There would seem to me to be little doubt that the state of Sri Lanka is headed for early division between a Sinhalese state in the south and the west and the state of Tamil Eelam in the north and the east. This division will likely be de facto rather than de jure.. The Sinhalese are exhausted mentally and economically by almost twenty years of war and there is now a widespread sense of resignation about the future, albeit with the implication of their own nation state being much reduced in physical size and financial resources.
And so it will come to pass. The LTTE will quickly occupy all the social and political space in the north and the east. By next year, the LTTE will be similarly established in the Hill Country. The interim administration in the north and the east will be dominated by the LTTE: indeed, it will be the organ of a one man, one party state. The army and security forces will soon be excluded from the north and the east. Not that they will be over run by human waves bearing down as at Mullaitivu or Elephant Pass. This time the civilian population will be used to see off the government forces, in the same way as the subject peoples of Yugoslavia drove out the Yugoslav army. Thousands of civilians will camp outside army and STF bases - children, old people - all dragooned and shepherded by the LTTE. Where the government does not give in - and it has given in on most things without a fight - it will be driven out by the people, well trained by Pongu Thamils and cultural ceremonies.
Without the protection afforded by the security forces, many Muslims will leave; all the Sinhalese will move out; even many Tamils unhappy at living in a fascistic state. The borders of this de facto state will gradually encroach - down to Negombo in the north, Hambantota in the south, ultimately taking in Nuwara Eliya and the hill country, thanks to the enthusiastic cooperation on the CWC and TNA MPs. The State of Tamil Eelam will set up its border crossing points, its passports, entry visas, extend its existing police, civil administration, banking and political infrastructure. Any effective control from Colombo will simply cease to exist.
Ultimately, when the government makes a final stand late in the day, refusing further concessions, the rearmed and re-strengthened LTTE will launch a short and decisive war to gain its final objectives. This it will win in days against a demoralised and weakened national army. Tamil Eelam will occupy two thirds of this island and, indeed, Sinhalese control of the remaining coastal strip will be fragile in the extreme.
As I said before, I am fascinated by this wonderful and beautiful country. I am also baffled.

Copyright Paul Harris

Hammer posted May 07, 2002 08:47 AM     Click Here to See the Profile for Hammer   Click Here to Email Hammer     Edit Message
The psudo democtatic system we have can't pose a serious challenge to LTTE Terrorism.

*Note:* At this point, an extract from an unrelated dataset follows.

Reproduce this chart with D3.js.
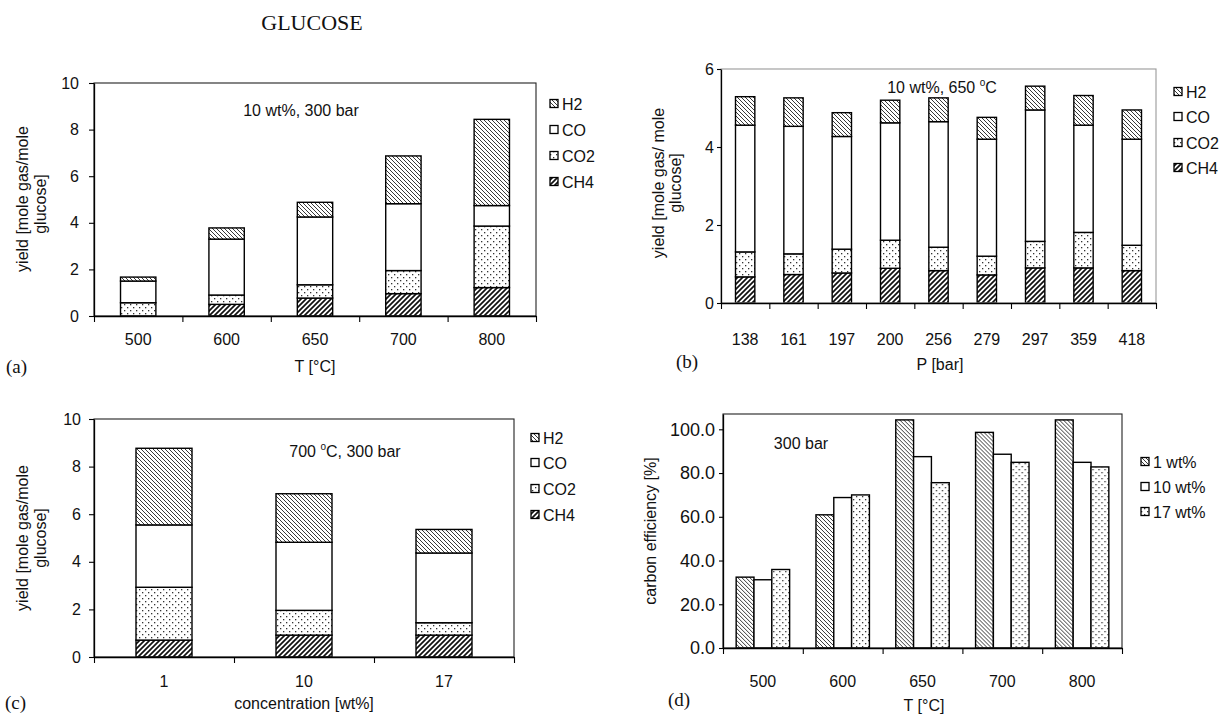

Sri Lanka needs a dictator who cares
about the country rather than his/her
own political dreams. That is the driving
engine behind Malaysia and Singapore.

What is sad is that a very small number of
people can control this big island, and the
majority (whether they are Sinhala Tamil or Muslim) can't do a thing about it.

About few years ago when I visited Sri Lanka I wonderd why Prabhakaran is not the President of Sri Lanka and not Chandrika.
Then I thought, LTTE may be just as stupid as
the Sri Lankan regime. They just did not
know how to get what they were capable of.